Belle Gibson was a publicist’s dream: a ‘wellness guru’ and young mother with a wholesome blonde beauty, a wide white smile, and just enough tattoos to look modern. She had already encountered appalling adversity for one barely into her twenties: in 2009, she revealed, doctors had diagnosed her with malignant brain cancer and told her bluntly: ‘You’re dying. You have six weeks. Four months tops.’
Sickened by two months of chemotherapy and radiotherapy, Gibson said, she had abandoned conventional treatment in favour of a range of holistic treatments, including Ayurvedic medicine and oxygen therapies. She embarked, too, on a gluten-free, refined sugar-free diet which she detailed on her 2013 Instagram blog @healing_belle. There, she announced her intention to continue healing herself from cancer ‘naturally’: it seemed that she had already defied quite astounding medical odds.

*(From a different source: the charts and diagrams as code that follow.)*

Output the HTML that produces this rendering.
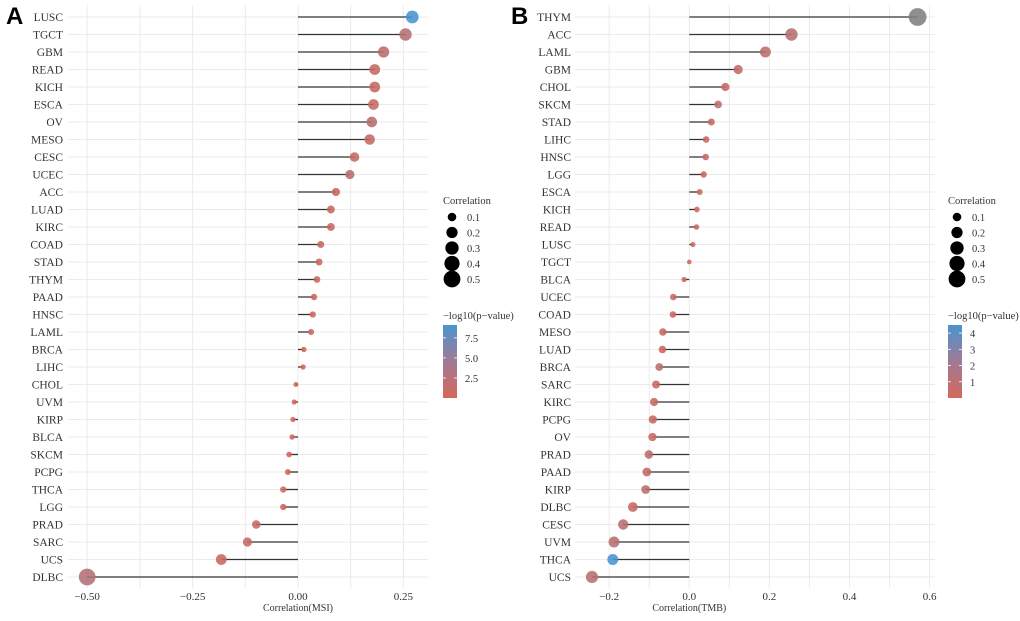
<!DOCTYPE html>
<html><head><meta charset="utf-8"><style>
body{margin:0;background:#fff;width:1020px;height:616px;overflow:hidden}
svg text{font-family:"Liberation Serif",serif;fill:#333}
</style></head><body>
<svg id="chart" width="1020" height="616" xmlns="http://www.w3.org/2000/svg">
<defs>
<linearGradient id="gradA" x1="0" y1="1" x2="0" y2="0"><stop offset="0" stop-color="#d4685a"/><stop offset="0.5" stop-color="#a07a95"/><stop offset="1" stop-color="#4a94cf"/></linearGradient>
<linearGradient id="gradB" x1="0" y1="1" x2="0" y2="0"><stop offset="0" stop-color="#d4685a"/><stop offset="0.5" stop-color="#a07a95"/><stop offset="1" stop-color="#4a94cf"/></linearGradient>
</defs>
</svg>
<script>
const catsA=["LUSC","TGCT","GBM","READ","KICH","ESCA","OV","MESO","CESC","UCEC","ACC","LUAD","KIRC","COAD","STAD","THYM","PAAD","HNSC","LAML","BRCA","LIHC","CHOL","UVM","KIRP","BLCA","SKCM","PCPG","THCA","LGG","PRAD","SARC","UCS","DLBC"];
const valsA=[0.271,0.255,0.203,0.182,0.182,0.179,0.175,0.17,0.134,0.123,0.09,0.078,0.078,0.054,0.05,0.045,0.038,0.035,0.031,0.014,0.012,-0.005,-0.009,-0.012,-0.014,-0.021,-0.024,-0.035,-0.035,-0.099,-0.12,-0.182,-0.5];
const pA=[9.1,2.0,1.4,0.9,0.9,1.0,1.8,0.8,0.8,1.8,0.6,0.6,0.6,0.5,0.5,0.5,0.4,0.4,0.4,0.3,0.3,0.2,0.2,0.2,0.2,0.2,0.2,0.3,0.3,0.8,0.7,0.6,2.2];
const ticksA=[-0.5,-0.25,0,0.25];
const tickLabA=["\u22120.50","\u22120.25","0.00","0.25"];
const catsB=["THYM","ACC","LAML","GBM","CHOL","SKCM","STAD","LIHC","HNSC","LGG","ESCA","KICH","READ","LUSC","TGCT","BLCA","UCEC","COAD","MESO","LUAD","BRCA","SARC","KIRC","PCPG","OV","PRAD","PAAD","KIRP","DLBC","CESC","UVM","THCA","UCS"];
const valsB=[0.57,0.255,0.19,0.122,0.09,0.072,0.055,0.042,0.041,0.036,0.026,0.019,0.018,0.009,0.0,-0.013,-0.04,-0.041,-0.066,-0.067,-0.075,-0.083,-0.088,-0.091,-0.092,-0.101,-0.106,-0.109,-0.141,-0.165,-0.188,-0.191,-0.243];
const pB=[null,0.9,0.7,0.6,0.3,0.7,0.3,0.25,0.25,0.25,0.2,0.2,0.2,0.2,0.1,0.2,0.2,0.2,0.3,0.3,0.8,0.35,0.35,0.3,0.35,0.8,0.4,0.8,0.3,0.8,0.8,4.3,0.8];
const ticksB=[-0.2,0,0.2,0.4,0.6];
const tickLabB=["\u22120.2","0.0","0.2","0.4","0.6"];
const sizeLeg=[0.1,0.2,0.3,0.4,0.5];

const svg=document.getElementById('chart');
const NS="http://www.w3.org/2000/svg";
function mk(t,a,p){const e=document.createElementNS(NS,t);for(const k in a)e.setAttribute(k,a[k]);(p||svg).appendChild(e);return e;}
function rad(v){return Math.sqrt(5.5+130*Math.abs(v));}
function col(p,max){if(p===null)return "#7f7f7f";const t=Math.max(0,Math.min(1,p/max));const a=[210,100,88],b=[70,148,210];return "rgb("+a.map((c,i)=>Math.round(c+(b[i]-c)*t)).join(",")+")";}
const y0=17,dy=17.5;
function yPos(i){return y0+i*dy;}

function panel(cats,vals,ps,pmax,x0,scale,left,right,ticks,tl,minorStep,xmin,xmax,labX,title,prefix){
  const g=mk('g',{});
  
  
  const xs=v=>x0+v*scale;
  for(let v=Math.ceil(xmin/minorStep)*minorStep;v<=xmax+1e-9;v+=minorStep){
    mk('line',{x1:xs(v),x2:xs(v),y1:5,y2:588,stroke:'#ebebeb','stroke-width':1},g);
  }
  cats.forEach((c,i)=>{
    const y=yPos(i);
    mk('line',{x1:left,x2:right,y1:y,y2:y,stroke:'#ebebeb','stroke-width':1},g);
  });
  cats.forEach((c,i)=>{
    const y=yPos(i);
    const lab=mk('text',{x:labX,y:y+4,'text-anchor':'end','font-size':11.5},g);lab.textContent=c;
    
    
    const ln=mk('line',{x1:xs(0),x2:xs(vals[i]),y1:y,y2:y,stroke:'#333','stroke-width':1.3},g);
    
    
    const ci=mk('circle',{cx:xs(vals[i]),cy:y,r:rad(vals[i]),fill:col(ps[i],pmax),'fill-opacity':0.88},g);
    
    
  });
  ticks.forEach((t,i)=>{
    const tx=mk('text',{x:xs(t),y:600,'text-anchor':'middle','font-size':11},g);tx.textContent=tl[i];
    
    
  });
  const at=mk('text',{x:xs(0),y:611,'text-anchor':'middle','font-size':10},g);at.textContent=title;
  
  
}
panel(catsA,valsA,pA,9.1,298,421.6,68,428,ticksA,tickLabA,0.125,-0.53,0.3,63,"Correlation(MSI)","a");
panel(catsB,valsB,pB,4.3,689.3,400.5,575,935,ticksB,tickLabB,0.1,-0.26,0.61,571,"Correlation(TMB)","b");

function legend(x,prefix,grad,cbTicks,cbLabs,vmax){
  const g=mk('g',{});
  
  
  const t=mk('text',{x:x,y:204,'font-size':10.5},g);t.textContent="Correlation";
  sizeLeg.forEach((v,i)=>{
    const y=217+i*15.5;
    mk('circle',{cx:x+9,cy:y,r:rad(v),fill:'#000'},g);
    const l=mk('text',{x:x+24,y:y+4,'font-size':10.5},g);l.textContent=String(v);
  });
  const t2=mk('text',{x:x,y:319,'font-size':10.5},g);t2.textContent="\u2212log10(p\u2212value)";
  const top=325,bot=398;
  const bar=mk('rect',{x:x,y:top,width:14,height:bot-top,fill:'url(#'+grad+')'},g);
  
  
  cbTicks.forEach((v,i)=>{
    const y=bot-(v/vmax)*(bot-top);
    mk('line',{x1:x,x2:x+3,y1:y,y2:y,stroke:'#fff','stroke-width':0.8},g);
    mk('line',{x1:x+11,x2:x+14,y1:y,y2:y,stroke:'#fff','stroke-width':0.8},g);
    const l=mk('text',{x:x+22,y:y+4,'font-size':10.5},g);l.textContent=cbLabs[i];
  });
}
legend(443,"a","gradA",[2.5,5,7.5],["2.5","5.0","7.5"],9.1);
legend(948,"b","gradB",[1,2,3,4],["1","2","3","4"],4.5);

const A=mk('text',{x:6,y:24,'font-size':24,'font-weight':'bold'});A.textContent="A";
A.setAttribute('style','font-family:"Liberation Sans",sans-serif;fill:#000');


const B=mk('text',{x:511,y:24,'font-size':24,'font-weight':'bold'});B.textContent="B";
B.setAttribute('style','font-family:"Liberation Sans",sans-serif;fill:#000');


</script>
</body></html>
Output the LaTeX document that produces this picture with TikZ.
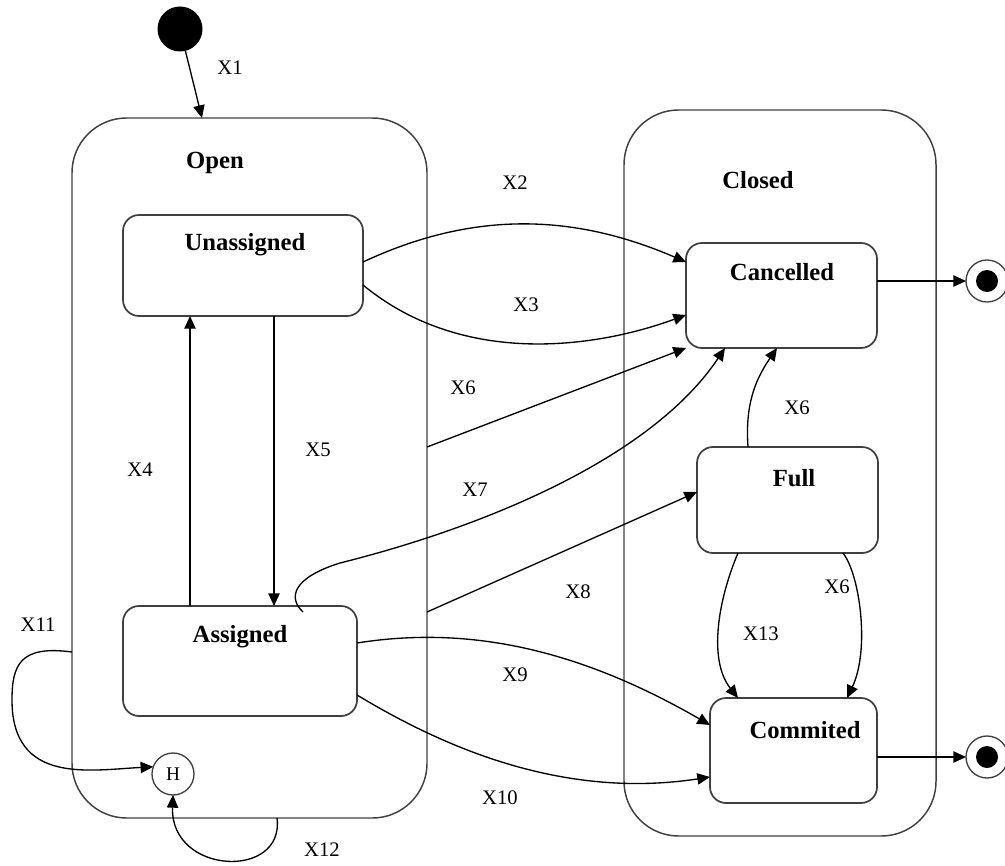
\documentclass[tikz,border=0pt]{standalone}
\usepackage{fontspec}
\setmainfont{Liberation Serif}
\usetikzlibrary{arrows.meta,calc}
\definecolor{Frame}{HTML}{404040}

\begin{document}
\begin{tikzpicture}[
  x=0.75pt,y=-0.75pt,
  super/.style={draw=Frame,line width=1.1pt,rounded corners=41pt,inner sep=0pt,outer sep=0pt},
  box/.style={draw=Frame,line width=1.3pt,rounded corners=12pt,inner sep=0pt,outer sep=0pt},
  dot/.style={circle,fill=black,inner sep=0pt,outer sep=0pt},
  title/.style={font=\fontsize{18.5}{20}\selectfont\bfseries},
  lbl/.style={font=\fontsize{15.5}{17}\selectfont},
  arr/.style={-{Triangle[length=9.5pt,width=8.5pt]},line width=1pt}]
\useasboundingbox (0,0) rectangle (1005,866);
% superstates
\node[super,minimum width=266.25pt,minimum height=525pt] (open) at (249.5,468) {};
\node[super,minimum width=234pt,minimum height=544.5pt] (closed) at (780,473) {};
\node[title] (openlbl) at (215,163) {Open};
\node[title] (closedlbl) at (758,180) {Closed};
% states
\node[box,minimum width=180pt,minimum height=75.75pt] (unass) at (243,265.5) {};
\node[box,minimum width=175.5pt,minimum height=82.5pt] (assig) at (240,661) {};
\node[box,minimum width=143.25pt,minimum height=78.75pt] (canc) at (781.5,295.5) {};
\node[box,minimum width=135.75pt,minimum height=79.5pt] (full) at (787.5,500) {};
\node[box,minimum width=125.25pt,minimum height=78.75pt] (commit) at (793.5,750.5) {};
\node[title] (unasslbl) at (245,245) {Unassigned};
\node[title] (assiglbl) at (240,637) {Assigned};
\node[title] (canclbl) at (782,272) {Cancelled};
\node[title] (fulllbl) at (794,478) {Full};
\node[title] (commitlbl) at (805,730) {Commited};
% pseudo states
\node[dot,minimum size=33.75pt] (init) at (180,29) {};
\node[circle,draw=Frame,line width=1pt,minimum size=31.5pt,inner sep=0pt,outer sep=0pt,
  font=\fontsize{14.5}{16}\selectfont] (hist) at (173,774) {H};
\node[circle,draw=Frame,line width=1pt,minimum size=31.5pt,inner sep=0pt,outer sep=0pt] (fin1) at (987,281) {};
\node[dot,minimum size=16.5pt] (fin1dot) at (fin1) {};
\node[circle,draw=Frame,line width=1pt,minimum size=31.5pt,inner sep=0pt,outer sep=0pt] (fin2) at (987,757) {};
\node[dot,minimum size=16.5pt] (fin2dot) at (fin2) {};
% transitions
\draw[arr] (init) -- ($(open.north)+(-47.5,0)$);
\draw[arr] ($(unass.east)+(0,-3.5)$) .. controls (470,212) and (570,212) .. ($(canc.west)+(0,-33.5)$);
\draw[arr] ($(unass.east)+(0,19.5)$) .. controls (460,365) and (590,350) .. ($(canc.west)+(0,19.5)$);
\draw[arr] ($(assig.north)+(-50,0)$) -- ($(unass.south)+(-53,0)$);
\draw[arr] ($(unass.south)+(31,0)$) -- ($(assig.north)+(34,0)$);
\draw[arr] ($(open.east)+(0,-21)$) -- (canc.south west);
\draw[arr] ($(assig.north)+(63,6)$) .. controls (288,598) and (292,578) .. (340,563)
  .. controls (480,528) and (650,460) .. ($(canc.south)+(-56.5,0)$);
\draw[arr] ($(full.north)+(-39.5,0)$) .. controls (745,405) and (755,380) .. ($(canc.south)+(-4.5,0)$);
\draw[arr] ($(open.east)+(0,144)$) -- ($(full.west)+(0,-8)$);
\draw[arr] ($(assig.east)+(0,-18)$) .. controls (470,625) and (580,650) .. ($(commit.west)+(0,-25.5)$);
\draw[arr] ($(assig.east)+(0,34)$) .. controls (440,745) and (560,800) .. ($(commit.west)+(0,26.5)$);
\draw[arr] ($(full.south)+(-49.5,0)$) .. controls (718,600) and (708,660) .. ($(commit.north)+(-55.5,0)$);
\draw[arr] ($(full.south)+(55.5,0)$) .. controls (860,575) and (870,650) .. ($(commit.north)+(53.5,0)$);
\draw[arr] ($(open.west)+(0,184)$) .. controls (20,645) and (12,665) .. (12,700)
  .. controls (12,785) and (90,770) .. (hist.160);
\draw[arr] ($(open.south)+(27.5,0)$) .. controls (285,880) and (170,875) .. (hist.south);
\draw[arr] (canc.east |- fin1) -- (fin1);
\draw[arr] (commit.east |- fin2) -- (fin2);
% transition labels
\node[lbl] (x1) at (230,68) {X1};
\node[lbl] (x2) at (515,183) {X2};
\node[lbl] (x3) at (526,305) {X3};
\node[lbl] (x4) at (140,470) {X4};
\node[lbl] (x5) at (318,450) {X5};
\node[lbl] (x6a) at (463,388) {X6};
\node[lbl] (x7) at (475,490) {X7};
\node[lbl] (x6b) at (797,408) {X6};
\node[lbl] (x8) at (578,592) {X8};
\node[lbl] (x9) at (515,675) {X9};
\node[lbl] (x10) at (500,798) {X10};
\node[lbl] (x13) at (761,634) {X13};
\node[lbl] (x6c) at (837,587) {X6};
\node[lbl] (x11) at (38,625) {X11};
\node[lbl] (x12) at (322,850) {X12};
\end{tikzpicture}
\end{document}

The blog became a successful iPhone and iPad food and lifestyle app called The Whole Pantry, which achieved over 300,000 downloads. Publishers excitedly took note, and last December The Whole Pantry book was published in Australia, illustrated with photographs of wholefoods — buckwheat pizza, overflowing bowls of chia seeds — casually but gorgeously displayed in rustic kitchen settings. The publicity described Belle as ‘an inspirational young mother’ who ‘after being diagnosed with terminal brain cancer found herself unsupported by conventional medicine. She began a journey of self-education to treat herself through nutrition.’
Belle’s own introduction to the book contained some dramatic claims. She described growing up ‘in a very dysfunctional home’ with a mother who had multiple sclerosis and an autistic brother. At 12, she said, she moved out and discovered her first vegetable garden. Aged 20, ‘I had a stroke at work’, which led to a ‘diagnosis of malignant brain cancer’. She began to read up on nutrition — ‘one thing that really stayed with me was reading about the detoxification properties of lemons’ — and then ‘pulled myself out of chemo and radiotherapy — my doctors freaked out, but they couldn’t stop me.’